US and UK demand urgent ceasefire in Yemen

The call for the unconditional ceasefire comes a week after a Saudi-led campaign against the Houthi rebels targeted a funeral hall in Yemen's capital Sanaa.

Photo by: Reuters
Photo by: Reuters

(L-R) US Secretary of State John Kerry, British Foreign Secretary Boris Johnson and UN Special Envoy for Yemen Ismail Ould Cheikh Ahmed make a joint statement at Lancaster House, in London.

The United States and Britain have called for an immediate cessation of hostilities in Yemen, where the conflict between Houthi rebels and the exiled government has triggered a massive humanitarian crisis

The call for the urgent and unconditional ceasefire comes a week after a Saudi-led campaign against the Houthis targeted a funeral hall in Yemen's capital Sanaa.

The air strike by the Saudi coalition, which is backing the government in the conflict, killed 140 people and sparked an international outcry. It raised also questions about the continued military and financial support to the Saudi coalition by the US and Britain.

On Sunday, US Secretary of State John Kerry said there was an urgent need to end the conflict in Yemen "as rapidly as possible, meaning Monday, Tuesday".
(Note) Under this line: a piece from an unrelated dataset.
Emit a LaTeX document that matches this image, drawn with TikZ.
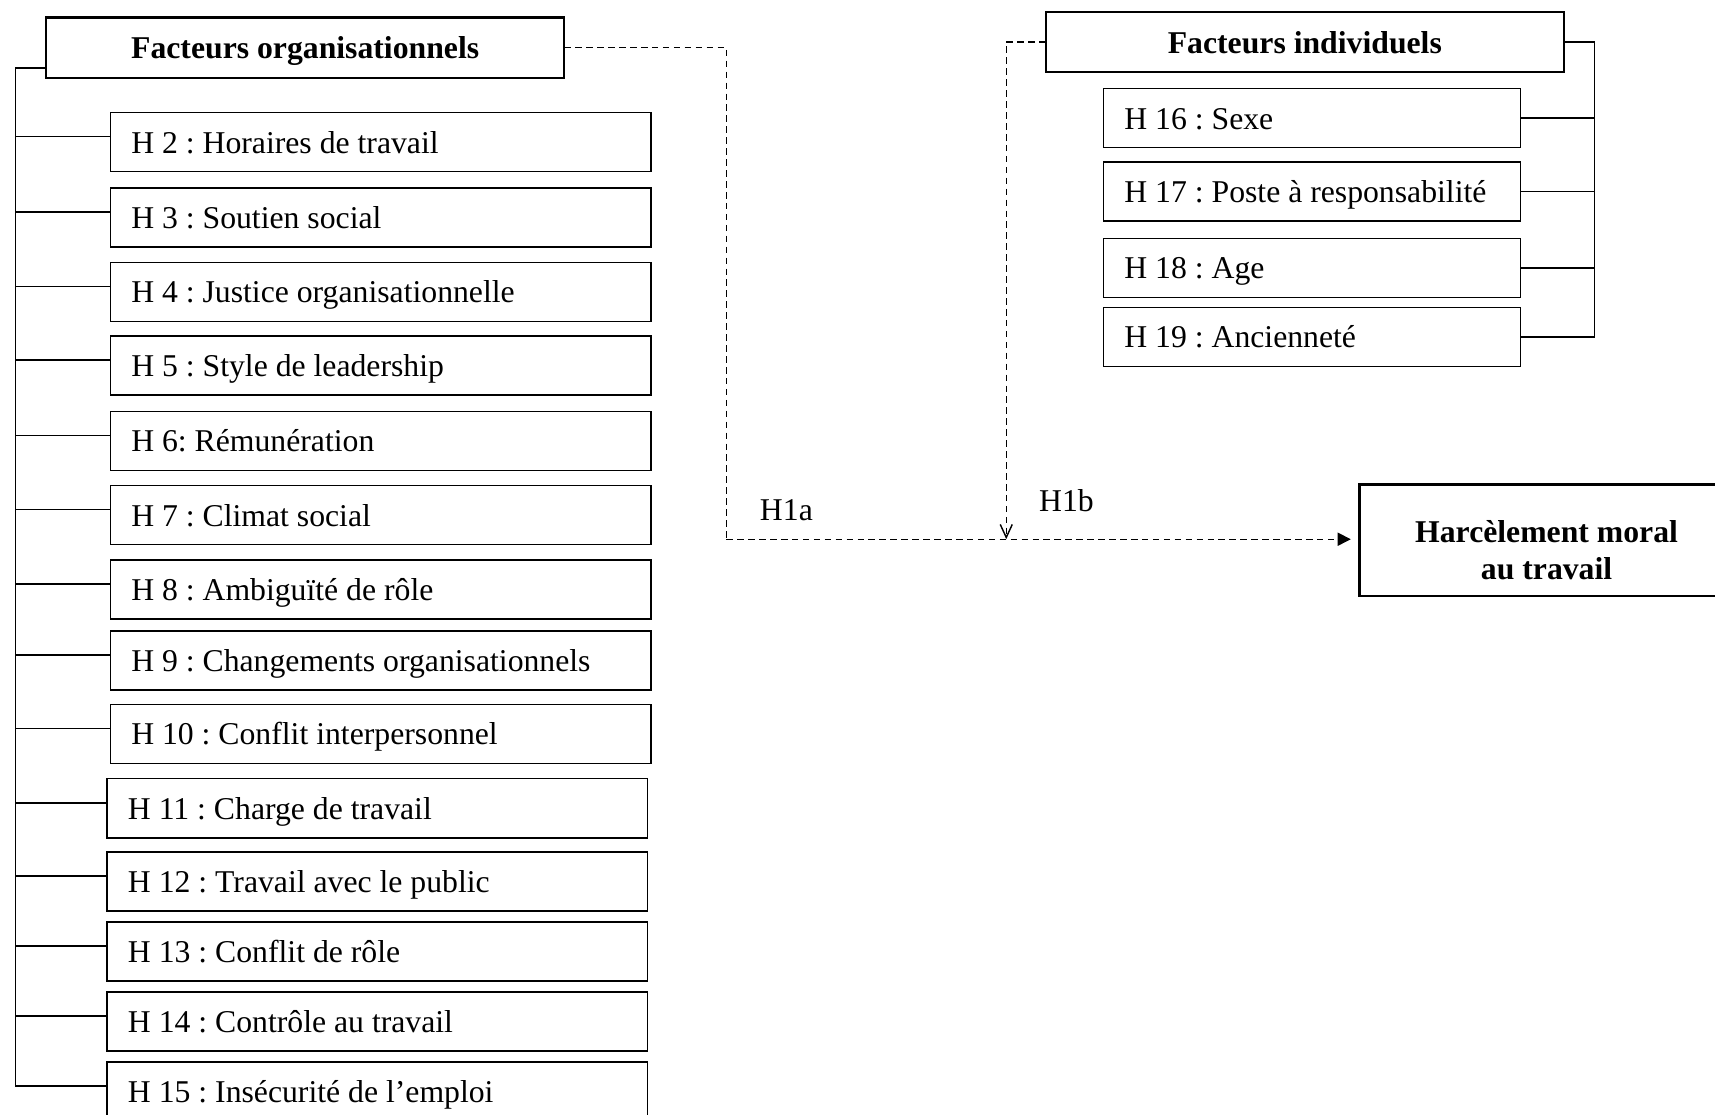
\documentclass[tikz,border=0pt]{standalone}
\usepackage{fontspec}
\setmainfont{Liberation Serif}
\usetikzlibrary{arrows.meta}
\frenchspacing
\newcommand{\fsz}{\fontsize{14.5}{16.5}\selectfont\frenchspacing\hyphenpenalty=10000 }
\begin{document}
\begin{tikzpicture}[x=0.5pt,y=-0.5pt,
  titlebox/.style={draw, line width=1pt, outer sep=0pt, anchor=north west, minimum width=237pt, minimum height=27.5pt, font=\fsz\bfseries, align=center, text height=10pt, text depth=0pt},
  itembox/.style={draw, line width=0.65pt, outer sep=0pt, anchor=north west, minimum height=27pt, inner xsep=9.5pt, align=flush left, font=\fsz, text height=10pt, text depth=0pt},
  leftitem/.style={itembox, text width=228pt},
  rightitem/.style={itembox, text width=171.5pt},
  spine/.style={line width=0.65pt},
  dsh/.style={line width=0.65pt, dash pattern=on 3pt off 2pt},
  lab/.style={font=\fsz}
]
\useasboundingbox (0,0) rectangle (1568,1019);

% left group
\node[titlebox] (org) at (42,16) {Facteurs organisationnels};
\node[leftitem] (h2)  at (101,103) {H 2 : Horaires de travail};
\node[leftitem] (h3)  at (101,172) {H 3 : Soutien social};
\node[leftitem] (h4)  at (101,240) {H 4 : Justice organisationnelle};
\node[leftitem] (h5)  at (101,307) {H 5 : Style de leadership};
\node[leftitem] (h6)  at (101,376) {H 6: Rémunération};
\node[leftitem] (h7)  at (101,444) {H 7 : Climat social};
\node[leftitem] (h8)  at (101,512) {H 8 : Ambiguïté de rôle};
\node[leftitem] (h9)  at (101,577) {H 9 : Changements organisationnels};
\node[leftitem] (h10) at (101,644) {H 10 : Conflit interpersonnel};
\node[leftitem] (h11) at (98,712) {H 11 : Charge de travail};
\node[leftitem] (h12) at (98,779) {H 12 : Travail avec le public};
\node[leftitem] (h13) at (98,843) {H 13 : Conflit de rôle};
\node[leftitem] (h14) at (98,907) {H 14 : Contrôle au travail};
\node[leftitem] (h15) at (98,971) {H 15 : Insécurité de l’emploi};

\coordinate (s0) at (14,62);
\coordinate (s1) at (14,993);
\draw[spine] (s0 -| org.west) -- (s0) -- (s1) -- (s1 -| h15.west);
\foreach \n in {h2,h3,h4,h5,h6,h7,h8,h9,h10,h11,h12,h13,h14}{
  \path ([yshift=2.5pt]\n.west) coordinate (tmp);
  \draw[spine] (s0 |- tmp) -- (tmp);
}

% right group
\node[titlebox] (ind) at (956,11) {Facteurs individuels};
\node[rightitem] (h16) at (1009,81)  {H 16 : Sexe};
\node[rightitem] (h17) at (1009,148) {H 17 : Poste à responsabilité};
\node[rightitem] (h18) at (1009,218) {H 18 : Age};
\node[rightitem] (h19) at (1009,281) {H 19 : Ancienneté};

\coordinate (r0) at (1458,38);
\draw[spine] (ind.east) -- (ind.east -| r0) -- (r0 |- h19.east) -- (h19.east);
\foreach \n in {h16,h17,h18}{
  \draw[spine] (r0 |- \n.east) -- (\n.east);
}

% outcome
\node[draw, line width=1pt, outer sep=0pt, anchor=north west, minimum width=171pt, minimum height=51pt] (harc) at (1243,443) {};
\node[font=\fsz\bfseries, align=center] (harct) at ([yshift=-4.5pt]harc.center) {Harcèlement moral\\au travail};

% dashed connectors
\coordinate (j1) at (664,493);
\coordinate (j2) at (920,493);
\draw[dsh] (org.east) -| (j1);
\draw[dsh, -{Triangle[length=6pt,width=6pt]}, shorten >=4pt] (j1) -- (j1 -| harc.west);
\draw[dsh, -{Straight Barb[length=6pt,width=5.5pt]}] (ind.west) -| (j2);

\node[lab] (h1a) at (719,466) {H1a};
\node[lab] (h1b) at (975,458) {H1b};
\end{tikzpicture}
\end{document}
"This is the time to implement a ceasefire unconditionally and then move to the negotiating table," Kerry said after meeting the United Nations envoy to Yemen and his opposite numbers from Britain, Saudi Arabia and the United Arab Emirates at talks hosted by Britain in London.

Kerry would not predict whether Yemen's government or rebel forces had accepted the demand, but said the diplomats were not operating "in a vacuum."

The UN envoy, Cheikh Ahmed, echoed Kerry's words, saying he had been in contact with the Houthi militia's lead negotiator and with Yemeni President Abedrabbo Mansour Hadi's government.

But he also warned that he hoped for "clearer plans" for a ceasefire in coming days.

Yemen's war has intensified since UN-sponsored peace talks in Kuwait ended in August without an agreement. Fighting has been concentrated around the country's Houthi-controlled ancient capital, Sanaa, where little territory has changed hands.

With food ships finding it hard to get into Yemen's ports due to a virtual blockade by the Saudi-led coalition during the 18-month civil war, over half the country's 28 million people are facing severe food shortages, according to the UN.

British Foreign Secretary Boris Johnson said the conflict in Yemen was "causing increasing international concern; the fatalities that we're seeing there are unacceptable".

The conflict has killed close to 10,000 people, wounded more than 35,000 and displaced at least three million since March last year, according to the United Nations.